Side note: this picture showcases some other fun concepts about levels in B-Side, like the impact that “safe spot” placement has on difficulty. Can you guess what I mean there? A topic for another time...
I recognize that visualizing how something looks when it’s flipped is not an easy thing to do for everyone and the fact that I’m making all of these levels is probably why I look at them this way. But it’s very helpful for me to be able to see what the “critical path” is.
Let’s look at this level as it would be seen normally.
If you forget about those outlines you already saw, can you tell exactly what to do and where to go when you look at the picture? What about if we move down to the first branching of the path?
Do you know right away which way to go? Or would you need to go down one of those paths and start experimenting? If you have to start experimenting, that’s totally cool and encouraged but when the levels get more complicated there will be a LOT of experimenting. It would probably be overwhelming.
0_0 this one seems hard (it is, but more so for the concept I briefly mentioned in the side note above)
What if we go back to that point in the easier level where we have a choice of direction and add the green box that marks your position?
It’s likely now (I hope) that it’s a bit clearer where you should go to progress successfully. Or at the very least, you can see roughly how far in each direction you’d need to go to get to a “safe spot." My assumption was that if a player could do that, after a while they would start to consciously (or unconsciously) line up the levels in a similar way that I do – by seeing where “safe spots” were and piecing together which string of “safe spots” would lead to the end.
It turns out that, yes, the green box encourages looking at the other side of the screen and promotes better spatial awareness by knowing where you’ll end up after a flip and how that translates into where to go afterwards. But in reality, you barely ever have to look at your playable character again. You can just look at the green box and move around that way.

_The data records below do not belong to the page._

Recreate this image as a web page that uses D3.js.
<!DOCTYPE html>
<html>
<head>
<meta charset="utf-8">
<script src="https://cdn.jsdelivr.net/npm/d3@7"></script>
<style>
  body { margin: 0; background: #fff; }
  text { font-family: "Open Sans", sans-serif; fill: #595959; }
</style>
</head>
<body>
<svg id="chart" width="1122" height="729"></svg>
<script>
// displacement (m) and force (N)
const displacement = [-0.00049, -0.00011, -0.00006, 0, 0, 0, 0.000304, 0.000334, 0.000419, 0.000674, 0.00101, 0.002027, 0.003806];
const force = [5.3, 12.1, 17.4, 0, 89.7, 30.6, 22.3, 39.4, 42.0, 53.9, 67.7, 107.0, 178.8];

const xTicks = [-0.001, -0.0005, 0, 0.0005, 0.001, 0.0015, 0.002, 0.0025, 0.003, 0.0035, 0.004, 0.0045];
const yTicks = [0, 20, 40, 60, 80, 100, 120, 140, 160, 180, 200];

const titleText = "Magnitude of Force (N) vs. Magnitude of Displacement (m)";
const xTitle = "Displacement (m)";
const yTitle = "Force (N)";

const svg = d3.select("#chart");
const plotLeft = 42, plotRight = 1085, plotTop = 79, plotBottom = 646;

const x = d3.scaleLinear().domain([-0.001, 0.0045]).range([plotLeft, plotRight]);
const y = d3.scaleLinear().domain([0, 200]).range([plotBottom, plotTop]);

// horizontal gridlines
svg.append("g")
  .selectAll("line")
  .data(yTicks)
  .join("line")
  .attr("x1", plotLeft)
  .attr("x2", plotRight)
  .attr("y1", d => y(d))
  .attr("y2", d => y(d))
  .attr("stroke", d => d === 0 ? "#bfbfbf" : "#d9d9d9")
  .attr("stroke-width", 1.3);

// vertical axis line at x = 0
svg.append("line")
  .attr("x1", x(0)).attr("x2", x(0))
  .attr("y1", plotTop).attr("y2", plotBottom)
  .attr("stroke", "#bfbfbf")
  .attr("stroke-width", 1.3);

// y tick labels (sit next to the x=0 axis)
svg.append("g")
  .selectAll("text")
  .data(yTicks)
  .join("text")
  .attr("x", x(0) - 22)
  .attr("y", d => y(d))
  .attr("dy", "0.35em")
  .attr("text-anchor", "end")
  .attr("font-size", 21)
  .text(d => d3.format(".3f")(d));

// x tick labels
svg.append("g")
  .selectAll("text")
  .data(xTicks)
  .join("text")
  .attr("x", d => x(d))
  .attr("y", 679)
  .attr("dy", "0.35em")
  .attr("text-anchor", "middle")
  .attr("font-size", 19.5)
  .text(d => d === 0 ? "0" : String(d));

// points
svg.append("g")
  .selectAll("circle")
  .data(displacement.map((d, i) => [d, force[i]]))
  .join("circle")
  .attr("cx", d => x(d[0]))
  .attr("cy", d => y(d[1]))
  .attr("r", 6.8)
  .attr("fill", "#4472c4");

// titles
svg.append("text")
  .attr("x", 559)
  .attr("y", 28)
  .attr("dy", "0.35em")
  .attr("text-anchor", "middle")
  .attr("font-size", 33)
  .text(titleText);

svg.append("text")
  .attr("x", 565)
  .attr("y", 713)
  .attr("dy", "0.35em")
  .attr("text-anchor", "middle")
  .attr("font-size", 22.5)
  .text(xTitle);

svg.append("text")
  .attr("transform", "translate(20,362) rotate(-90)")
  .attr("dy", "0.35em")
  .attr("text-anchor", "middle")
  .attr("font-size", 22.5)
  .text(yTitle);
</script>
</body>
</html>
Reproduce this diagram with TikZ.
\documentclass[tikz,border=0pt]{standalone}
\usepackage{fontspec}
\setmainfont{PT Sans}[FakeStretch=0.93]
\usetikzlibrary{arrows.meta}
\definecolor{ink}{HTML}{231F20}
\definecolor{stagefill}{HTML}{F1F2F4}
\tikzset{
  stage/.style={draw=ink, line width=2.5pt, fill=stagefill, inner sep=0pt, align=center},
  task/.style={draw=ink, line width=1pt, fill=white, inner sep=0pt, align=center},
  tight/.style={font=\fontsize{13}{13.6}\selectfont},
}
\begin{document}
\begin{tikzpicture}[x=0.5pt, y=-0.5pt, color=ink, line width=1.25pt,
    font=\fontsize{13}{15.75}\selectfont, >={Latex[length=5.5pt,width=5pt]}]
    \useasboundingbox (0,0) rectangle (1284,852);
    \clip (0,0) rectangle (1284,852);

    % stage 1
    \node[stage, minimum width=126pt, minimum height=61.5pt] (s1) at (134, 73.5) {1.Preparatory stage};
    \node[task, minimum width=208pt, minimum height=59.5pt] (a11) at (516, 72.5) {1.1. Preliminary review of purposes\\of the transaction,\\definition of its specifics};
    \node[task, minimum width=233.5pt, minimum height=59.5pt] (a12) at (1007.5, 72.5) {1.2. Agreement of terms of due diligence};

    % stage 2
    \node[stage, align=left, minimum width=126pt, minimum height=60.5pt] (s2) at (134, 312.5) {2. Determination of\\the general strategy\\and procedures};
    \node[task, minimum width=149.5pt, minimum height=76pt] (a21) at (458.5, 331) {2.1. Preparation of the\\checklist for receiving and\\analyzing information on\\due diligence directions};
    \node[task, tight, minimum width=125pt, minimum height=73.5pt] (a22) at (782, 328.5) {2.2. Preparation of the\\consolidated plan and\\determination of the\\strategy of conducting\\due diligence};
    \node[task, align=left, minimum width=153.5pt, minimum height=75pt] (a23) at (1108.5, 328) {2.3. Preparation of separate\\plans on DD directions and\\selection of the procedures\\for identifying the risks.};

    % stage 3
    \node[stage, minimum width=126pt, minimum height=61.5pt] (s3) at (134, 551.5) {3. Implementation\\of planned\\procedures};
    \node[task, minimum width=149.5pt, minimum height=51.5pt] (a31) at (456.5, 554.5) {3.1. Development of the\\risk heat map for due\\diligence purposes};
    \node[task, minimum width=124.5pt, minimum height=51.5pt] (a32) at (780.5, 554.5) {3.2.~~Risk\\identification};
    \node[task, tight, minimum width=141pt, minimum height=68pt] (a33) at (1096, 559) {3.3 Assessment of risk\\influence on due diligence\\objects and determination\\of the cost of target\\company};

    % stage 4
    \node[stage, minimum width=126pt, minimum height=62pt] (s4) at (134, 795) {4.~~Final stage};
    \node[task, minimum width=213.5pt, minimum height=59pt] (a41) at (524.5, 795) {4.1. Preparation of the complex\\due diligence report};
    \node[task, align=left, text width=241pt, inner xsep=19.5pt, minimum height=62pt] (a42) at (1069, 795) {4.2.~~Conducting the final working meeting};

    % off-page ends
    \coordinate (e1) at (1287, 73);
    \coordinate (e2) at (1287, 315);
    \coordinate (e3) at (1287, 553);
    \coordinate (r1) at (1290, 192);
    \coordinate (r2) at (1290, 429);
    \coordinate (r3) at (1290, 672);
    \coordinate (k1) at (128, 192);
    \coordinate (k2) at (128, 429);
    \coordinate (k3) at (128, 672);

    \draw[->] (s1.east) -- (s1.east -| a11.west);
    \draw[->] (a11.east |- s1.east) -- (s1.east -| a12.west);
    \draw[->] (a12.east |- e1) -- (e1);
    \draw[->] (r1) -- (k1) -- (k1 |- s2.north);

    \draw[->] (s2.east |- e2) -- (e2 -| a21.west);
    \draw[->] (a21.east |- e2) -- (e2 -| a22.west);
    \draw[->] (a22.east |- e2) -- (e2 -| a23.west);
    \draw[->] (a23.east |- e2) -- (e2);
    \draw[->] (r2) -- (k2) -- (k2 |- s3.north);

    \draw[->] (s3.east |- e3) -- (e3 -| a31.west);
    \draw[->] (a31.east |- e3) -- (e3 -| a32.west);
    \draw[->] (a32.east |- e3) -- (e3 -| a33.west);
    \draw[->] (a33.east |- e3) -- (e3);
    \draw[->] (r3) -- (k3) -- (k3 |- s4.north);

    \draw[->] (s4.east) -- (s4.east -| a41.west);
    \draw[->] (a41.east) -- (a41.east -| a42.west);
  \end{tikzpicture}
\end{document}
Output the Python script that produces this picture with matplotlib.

It also led to a similar result that those green outlines from way back when did, just not quite as badly. Players can mindlessly move around and see where the green box lines up with a path, flip, and keep going without the need to think whether it’s the right way to go or not. As long as they’re going to be safe, who cares?
What do we do now?
That is the question isn’t it...well there’s always things to try.
We could remove the green box and not replace it with anything. Maybe this isn’t as big of an issue as I’ve been fearing and players are able to orient themselves just fine without a marker or anything.
We could set the green box to toggleable so that players who need the extra help would have it but players who want to figure out the level without any aid would have that choice.
Then there’s extremes – how does only a set number of flips per level sound? That would certainly discourage mindlessly going to “safe spots” a bit.
Maybe we could give the player the ability to see outlines similar to the blue outlines in the picture above. Maybe limit it to a few uses within a level, or give that ability a long cooldown.
As mentioned before, it could be a matter of art direction and skill holding back the readability of a level.
Regardless of what direction this ends up going in, more testing would need to be done to see what works.
The bottom line is, I don’t think there’s a simple answer or even a correct answer that solves this issue. I hope I’m wrong and it can be figured out, but time will tell. A delicate balance needs to be reached either way – the player should have an idea of how to solve the puzzle (move through the level) but it should still require some trial and error as they test their idea. Too much of either side of that and the player would either feel frustrated that it’s all trial and error or the game would feel too easy because it’s always clear how to move through the level.